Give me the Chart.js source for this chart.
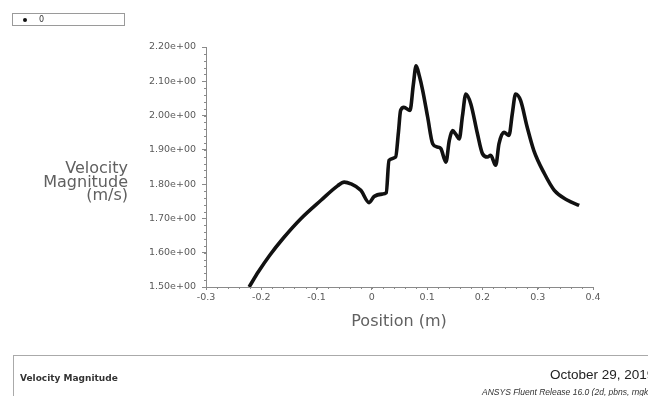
<!DOCTYPE html>
<html>
<head>
<meta charset="utf-8">
<script src="https://cdn.jsdelivr.net/npm/chart.js@4.4.1/dist/chart.umd.min.js"></script>
<style>
  html, body { margin: 0; padding: 0; background: #fff; width: 648px; height: 396px; overflow: hidden; }
  body { position: relative; font-family: "DejaVu Sans", sans-serif; }
  #wrap { position: absolute; left: 0; top: 0; width: 648px; height: 396px; }
  .legend { position: absolute; left: 12px; top: 13px; width: 111px; height: 11px; border: 1px solid #9a9a9a; }
  .legend .dot { position: absolute; left: 10px; top: 4px; width: 4px; height: 4px; border-radius: 50%; background: #111; }
  .legend .lbl { position: absolute; left: 26px; top: 0; font-size: 8px; line-height: 11px; color: #333; }
  .ytitle { position: absolute; right: 520px; top: 161px; text-align: right; font-size: 16px; line-height: 13.5px; color: #606060; }
  .xtitle { position: absolute; left: 300px; width: 198px; top: 312px; text-align: center; font-size: 16px; line-height: 18px; color: #606060; }
  .footer { position: absolute; left: 13px; top: 355px; width: 660px; height: 60px; border-top: 1px solid #aaa; border-left: 1px solid #aaa; }
  .fleft { position: absolute; left: 20px; top: 373px; font-size: 9px; font-weight: bold; color: #333; white-space: nowrap; }
  .fdate { position: absolute; left: 550px; top: 367px; font-family: "Liberation Sans", sans-serif; font-size: 13.5px; color: #222; white-space: nowrap; }
  .fver { position: absolute; left: 482px; top: 387px; font-family: "Liberation Sans", sans-serif; font-style: italic; font-size: 8.5px; color: #333; white-space: nowrap; }
</style>
</head>
<body>
<div id="wrap"><canvas id="velChart"></canvas></div>
<div class="legend"><span class="dot"></span><span class="lbl">0</span></div>
<div class="ytitle">Velocity<br>Magnitude<br>(m/s)</div>
<div class="xtitle">Position (m)</div>
<div class="footer"></div>
<div class="fleft">Velocity Magnitude</div>
<div class="fdate">October 29, 2019</div>
<div class="fver">ANSYS Fluent Release 16.0 (2d, pbns, rngke)</div>

<script>
// values
const positions = [-0.222, -0.205, -0.185, -0.160, -0.128, -0.092, -0.062, -0.050, -0.038, -0.020,
                   -0.005, 0.004, 0.019, 0.026, 0.031, 0.043, 0.048, 0.052, 0.058, 0.069,
                   0.075, 0.080, 0.086, 0.092, 0.101, 0.110, 0.119, 0.125, 0.134, 0.140,
                   0.146, 0.152, 0.158, 0.164, 0.170, 0.179, 0.191, 0.200, 0.209, 0.215,
                   0.224, 0.230, 0.239, 0.248, 0.254, 0.260, 0.269, 0.281, 0.293, 0.312,
                   0.330, 0.354, 0.375];
const velocity  = [1.500, 1.545, 1.592, 1.643, 1.700, 1.753, 1.795, 1.806, 1.801, 1.782,
                   1.746, 1.764, 1.771, 1.775, 1.869, 1.879, 1.950, 2.015, 2.024, 2.015,
                   2.090, 2.145, 2.115, 2.073, 1.995, 1.918, 1.908, 1.903, 1.864, 1.927,
                   1.956, 1.945, 1.932, 2.000, 2.063, 2.034, 1.947, 1.889, 1.879, 1.884,
                   1.855, 1.918, 1.951, 1.942, 2.005, 2.063, 2.044, 1.966, 1.898, 1.831,
                   1.782, 1.753, 1.738];
const xTicks = [-0.3, -0.2, -0.1, 0, 0.1, 0.2, 0.3, 0.4];
const yTicks = [1.5, 1.6, 1.7, 1.8, 1.9, 2.0, 2.1, 2.2];

const tickFont = { family: 'DejaVu Sans', size: 9.5 };

// small minor tick marks along both axes
const minorTicks = {
  id: 'minorTicks',
  afterDraw(chart) {
    const { ctx, scales: { x, y } } = chart;
    ctx.save();
    ctx.strokeStyle = '#8a8a8a';
    ctx.lineWidth = 1;
    ctx.beginPath();
    for (let i = 0; i <= 35; i++) {
      const px = Math.round(x.getPixelForValue(-0.3 + i * 0.02)) + 0.5;
      ctx.moveTo(px, x.top);
      ctx.lineTo(px, x.top + 2);
    }
    for (let i = 0; i <= 35; i++) {
      const py = Math.round(y.getPixelForValue(1.5 + i * 0.02)) + 0.5;
      ctx.moveTo(y.right, py);
      ctx.lineTo(y.right - 2, py);
    }
    ctx.stroke();
    ctx.restore();
  }
};

new Chart(document.getElementById('velChart'), {
  type: 'scatter',
  data: {
    datasets: [{
      label: '0',
      data: positions.map((p, i) => ({ x: p, y: velocity[i] })),
      showLine: true,
      borderColor: '#111',
      borderWidth: 3.6,
      pointRadius: 0,
      cubicInterpolationMode: 'monotone',
    }],
  },
  options: {
    responsive: true,
    maintainAspectRatio: false,
    animation: false,
    layout: { padding: { top: 47, right: 55, left: 0, bottom: 0 } },
    plugins: { legend: { display: false }, tooltip: { enabled: false } },
    scales: {
      x: {
        type: 'linear',
        min: xTicks[0],
        max: xTicks[xTicks.length - 1],
        afterFit: s => { s.height = 109; },
        afterBuildTicks: s => { s.ticks = xTicks.map(v => ({ value: v })); },
        ticks: {
          color: '#5a5a5a', font: tickFont, padding: 2, maxRotation: 0,
          callback: v => Math.abs(v) < 1e-9 ? '0' : v.toFixed(1),
        },
        grid: { display: true, drawOnChartArea: false, drawTicks: true, tickLength: 3, color: '#8a8a8a' },
        border: { display: true, color: '#8a8a8a', width: 1 },
      },
      y: {
        min: yTicks[0],
        max: yTicks[yTicks.length - 1],
        afterFit: s => { s.width = 206; },
        afterBuildTicks: s => { s.ticks = yTicks.map(v => ({ value: v })); },
        ticks: {
          color: '#5a5a5a', font: tickFont, padding: 6,
          callback: v => v.toFixed(2) + 'e+00',
        },
        grid: { display: true, drawOnChartArea: false, drawTicks: true, tickLength: 4, color: '#8a8a8a' },
        border: { display: true, color: '#8a8a8a', width: 1 },
      },
    },
  },
  plugins: [minorTicks],
});
</script>
</body>
</html>
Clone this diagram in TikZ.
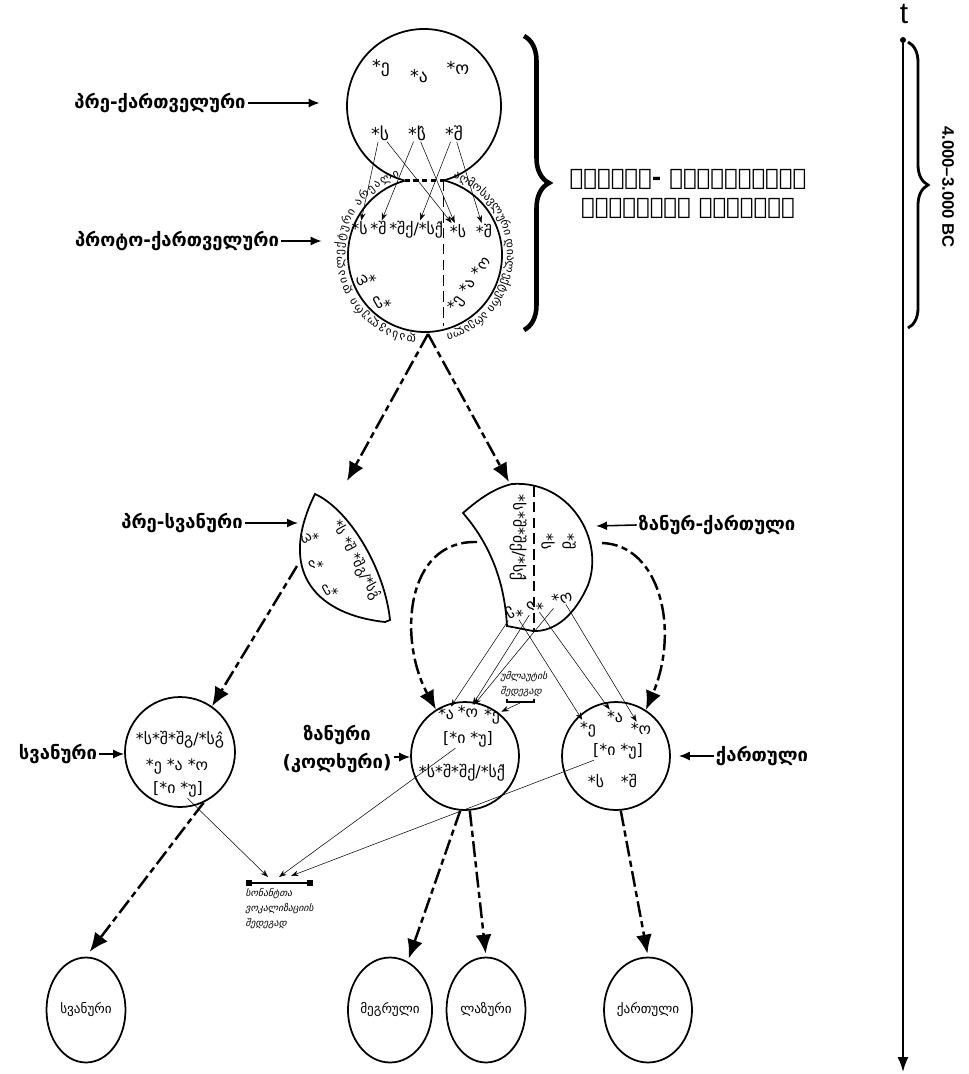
\documentclass[tikz,border=0pt]{standalone}
\usepackage{fontspec}
\setmainfont{DejaVu Sans}
\newfontfamily\geoslant[FakeSlant=0.25]{DejaVu Sans}
\newfontfamily\arial{Liberation Sans}
\usetikzlibrary{arrows.meta,shapes.geometric,decorations.pathreplacing,decorations.text}
\tikzset{ring/.style={circle,draw,line width=1pt,inner sep=0pt}}
\tikzset{oval/.style={ellipse,draw,line width=1pt,inner sep=0pt,minimum width=1.58cm,minimum height=2.1cm,font=\fontsize{7.5}{9}\selectfont}}
\tikzset{lbl/.style={inner sep=1pt,font=\bfseries\fontsize{10.5}{16}\selectfont}}
\tikzset{snd/.style={inner sep=0.6pt,font=\fontsize{9}{10}\selectfont}}
\tikzset{note/.style={inner sep=0pt,align=left,font=\geoslant\fontsize{5.5}{8.5}\selectfont}}
\tikzset{ptr/.style={-{Latex[length=2.2mm,width=1.8mm]},line width=0.9pt}}
\tikzset{fine/.style={-{Stealth[length=1.5mm,width=1.1mm]},line width=0.3pt}}
\tikzset{descent/.style={-{Latex[length=3.8mm,width=3.2mm]},line width=1.4pt,dash pattern=on 9pt off 2.5pt on 3.5pt off 2.5pt}}
\tikzset{divider/.style={line width=0.9pt,dash pattern=on 6pt off 3pt}}
\tikzset{arcnote/.style={decorate,decoration={text along path,text align={fit to path},text={#1}}}}

\begin{document}
\begin{tikzpicture}[x=0.02cm,y=-0.02cm]
\useasboundingbox (0,0) rectangle (969,1074);

% time axis
\node[inner sep=0pt,font=\arial\fontsize{17}{18}\selectfont] (t) at (904,14) {t};
\node[circle,fill,inner sep=0pt,minimum size=0.12cm] (t0) at (903,40) {};
\coordinate (tend) at (903,1072);
\draw[-{Latex[length=3mm,width=2.2mm]},line width=1pt] (t0) -- (tend);
\draw[decorate,decoration={brace,amplitude=0.4cm},line width=1.6pt] (908,42) -- (908,328);
\node[rotate=-90,font=\arial\bfseries\fontsize{9.5}{10}\selectfont] (era) at (948,187) {4.000–3.000 BC};

% common Kartvelian system
\node[circle,inner sep=0pt,minimum size=3.08cm] (pre) at (424,106) {};
\draw[line width=1pt] (424,106) ++(104.7:77) arc[start angle=104.7,end angle=435.3,radius=77];
\node[circle,inner sep=0pt,minimum size=3.08cm] (pk) at (425,255) {};
\draw[line width=1pt] (425,255) ++(283.9:77) arc[start angle=283.9,end angle=614.6,radius=77];
\coordinate (lensL) at (404.5,180.5);
\coordinate (lensR) at (443.5,180.5);
\draw[line width=2pt,dash pattern=on 3pt off 2pt] (lensL) -- (lensR);
\draw[divider] (lensR) -- (443.5,326);
\coordinate (pkFoot) at (428,334);

\draw[decorate,decoration={brace,amplitude=0.5cm},line width=2.6pt] (524,36) -- (524,330);
\node[align=center,inner sep=0pt,font=\bfseries\fontsize{13}{16}\selectfont] (sysname) at (688,194) {ᲡᲐᲔᲠᲗᲝ- ᲥᲐᲠᲗᲕᲔᲚᲣᲠᲘ\\ᲔᲜᲝᲑᲠᲘᲕᲘ ᲡᲘᲡᲢᲔᲛᲐ};

\node[lbl] (prelbl) at (160,103) {პრე-ქართველური};
\draw[ptr,shorten >=0.54cm] (prelbl.east) -- (pre.west |- prelbl.east);
\node[lbl] (pklbl) at (177,241) {პროტო-ქართველური};
\draw[ptr,shorten >=0.52cm] (pklbl.east) -- (pk.west |- pklbl.east);

\node[snd,font=\fontsize{10}{11}\selectfont] (preE) at (381,68) {*ე};
\node[snd,font=\fontsize{10}{11}\selectfont] (preA) at (419,76) {*ა};
\node[snd,font=\fontsize{10}{11}\selectfont] (preO) at (458,68) {*ო};
\node[snd,font=\fontsize{10}{11}\selectfont] (preS) at (380,133) {*ს};
\node[snd,font=\fontsize{10}{11}\selectfont] (preSc) at (417,133) {*ს̂};
\node[snd,font=\fontsize{10}{11}\selectfont] (preSh) at (454,133) {*შ};

\node[snd,anchor=base west] (pkLs) at (350,235) {*ს};
\node[snd,anchor=base west] (pkLsh) at (pkLs.base east) {*შ};
\node[snd,anchor=base west] (pkLshk) at (pkLsh.base east) {*შქ/*სქ̂};
\node[snd] (pkRs) at (458,231) {*ს};
\node[snd] (pkRsh) at (484,231) {*შ};
\node[snd,rotate=-150] (pkO) at (366,280) {*ო};
\node[snd,rotate=-150] (pkE) at (382,302) {*ე};
\node[snd,rotate=55] (pkV) at (470,285) {*ე *ა *ო};

\draw[fine] (preS) -- (pkLs);
\draw[fine] (preS) -- (pkRs);
\draw[fine] (preSc) -- (pkLsh);
\draw[fine] (preSc) -- (pkRs);
\draw[fine] (preSh) -- (pkLshk);
\draw[fine] (preSh) -- (pkRsh);

\path[arcnote={|\fontsize{6.5}{7}\selectfont|დასავლური დიალექტური არეალი}]
  (425,255) ++(96:82) arc[start angle=96,end angle=252,radius=82];
\path[arcnote={|\fontsize{6.5}{7}\selectfont|აღმოსავლური დიალექტური არეალი}]
  (425,255) ++(290:82) arc[start angle=290,end angle=435,radius=82];

% pre-Svan
\draw[line width=1pt] (315,494) .. controls (350,510) and (385,570) .. (390,620) -- (385,622)
  .. controls (320,615) and (275,575) .. (315,494) -- cycle;
\coordinate (psvIn) at (347,481);
\coordinate (psvW) at (301,523);
\coordinate (psvOut) at (297,566);
\node[lbl] (psvlbl) at (182,523) {პრე-სვანური};
\draw[ptr,shorten >=0.06cm] (psvlbl.east) -- (psvW);
\node[snd,rotate=-62,font=\fontsize{8}{9}\selectfont] (psvCl) at (356,560) {*ს *შ *შგ/*სგ̂};
\node[snd,rotate=-150,font=\fontsize{8}{9}\selectfont] (psvO) at (310,538) {*ო};
\node[snd,rotate=-150,font=\fontsize{8}{9}\selectfont] (psvA) at (316,564) {*ა};
\node[snd,rotate=-150,font=\fontsize{8}{9}\selectfont] (psvE) at (330,590) {*ე};

% Zan-Georgian
\draw[line width=1pt] (463,513) .. controls (480,498) and (495,488) .. (512,484)
  .. controls (570,480) and (605,540) .. (588,585) .. controls (575,615) and (555,632) .. (533,631)
  -- (507,626) .. controls (505,590) and (495,550) .. (463,513) -- cycle;
\draw[divider] (534,486) -- (534,630);
\coordinate (zkTop) at (509,482);
\coordinate (zkL) at (477,542);
\coordinate (zkR) at (602,543);
\coordinate (zkEast) at (596,526);
\node[lbl] (zklbl) at (717,525) {ზანურ-ქართული};
\draw[ptr] (zklbl.west) -- (zkEast);
\node[snd,rotate=-90] (zkCl) at (518,538) {*ს*შ*შქ/*სქ̂};
\node[snd,rotate=-90] (zkS) at (548,542) {*ს};
\node[snd,rotate=-90] (zkSh) at (569,542) {*შ};
\node[snd,rotate=-150] (zkE) at (514,612) {*ე};
\node[snd,rotate=-150] (zkA) at (535,606) {*ა};
\node[snd,rotate=20] (zkO) at (562,598) {*ო};

\draw[descent] (pkFoot) -- (psvIn);
\draw[descent] (pkFoot) -- (zkTop);

% Svan
\node[ring,minimum size=2.2cm] (svn) at (180,752) {};
\node[lbl] (svlbl) at (58,754) {სვანური};
\draw[ptr] (svlbl.east) -- (svn.west |- svlbl.east);
\node[snd] (svCl) at (180,740) {*ს*შ*შგ/*სგ̂};
\node[snd] (svV) at (177,766) {*ე *ა *ო};
\node[snd] (svIU) at (178,789) {[*ი *უ]};
\draw[descent] (psvOut) -- (svn.55);

% Zan
\node[ring,minimum size=2.16cm] (zan) at (465,756) {};
\node[lbl,align=center] (znlbl) at (337,749) {ზანური\\(კოლხური)};
\draw[ptr] (znlbl.east |- 0,757) -- (zan.west |- 0,757);
\node[snd] (znA) at (446,714) {*ა};
\node[snd] (znO) at (468,712) {*ო};
\node[snd] (znE) at (492,716) {*ე};
\node[snd] (znIU) at (468,739) {[*ი *უ]};
\node[snd] (znCl) at (462,773) {*ს*შ*შქ/*სქ̂};
\draw[descent] (zkL) .. controls (405,540) and (398,640) .. (zan.122);

\draw[line width=0.7pt] (507,699) -- (507,702) -- (534,702) -- (534,699);
\coordinate (umlB) at (520,703);
\node[note,anchor=north west] (umlnote) at (500,671) {უმლაუტის\\შედეგად};
\draw[fine] (umlB) -- (znE);

% Georgian
\node[ring,minimum size=2.16cm] (kar) at (616,756) {};
\node[lbl] (karlbl) at (762,756) {ქართული};
\draw[ptr,shorten >=0.16cm] (karlbl.west) -- (kar.east);
\node[snd] (kE) at (588,729) {*ე};
\node[snd] (kA) at (615,717) {*ა};
\node[snd] (kO) at (641,729) {*ო};
\node[snd] (kIU) at (618,751) {[*ი *უ]};
\node[snd] (kS) at (596,781) {*ს};
\node[snd] (kSh) at (629,781) {*შ};
\draw[descent] (zkR) .. controls (660,545) and (680,630) .. (kar.57);

\draw[fine] (zkE) -- (znA);
\draw[fine] (zkA) -- (znO);
\draw[fine] (zkO) -- (znO);
\draw[fine] (zkE) -- (kE);
\draw[fine] (zkA) -- (kA);
\draw[fine] (zkO) -- (kO);

% sonant vocalization
\draw[line width=1.4pt] (249,883) -- (310,883);
\fill (246,880) rectangle (252,886);
\fill (307,880) rectangle (313,886);
\coordinate (vocA) at (268,877);
\coordinate (vocB) at (279,877);
\coordinate (vocC) at (291,876);
\node[note,anchor=north west] (sonnote) at (245,888) {სონანტთა\\ვოკალიზაციის\\შედეგად};
\draw[fine] (svIU) -- (vocA);
\draw[fine] (znIU) -- (vocB);
\draw[fine] (kIU) -- (vocC);

% modern languages
\node[oval] (svB) at (86,1010) {სვანური};
\node[oval] (meg) at (390,1010) {მეგრული};
\node[oval] (laz) at (486,1010) {ლაზური};
\node[oval] (kaB) at (648,1010) {ქართული};
\draw[descent,shorten >=0.12cm] (svn.295) -- (svB.north);
\draw[descent,shorten >=0.06cm] (zan.265) -- (meg.70);
\draw[descent,shorten >=0.06cm] (zan.275) -- (laz.north);
\draw[descent,shorten >=0.06cm] (kar.275) -- (kaB.north);

\end{tikzpicture}
\end{document}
______________________________
Going through the entries above line by line, work out how many lines include the word "this". Only the number is required.

*Reply:*
2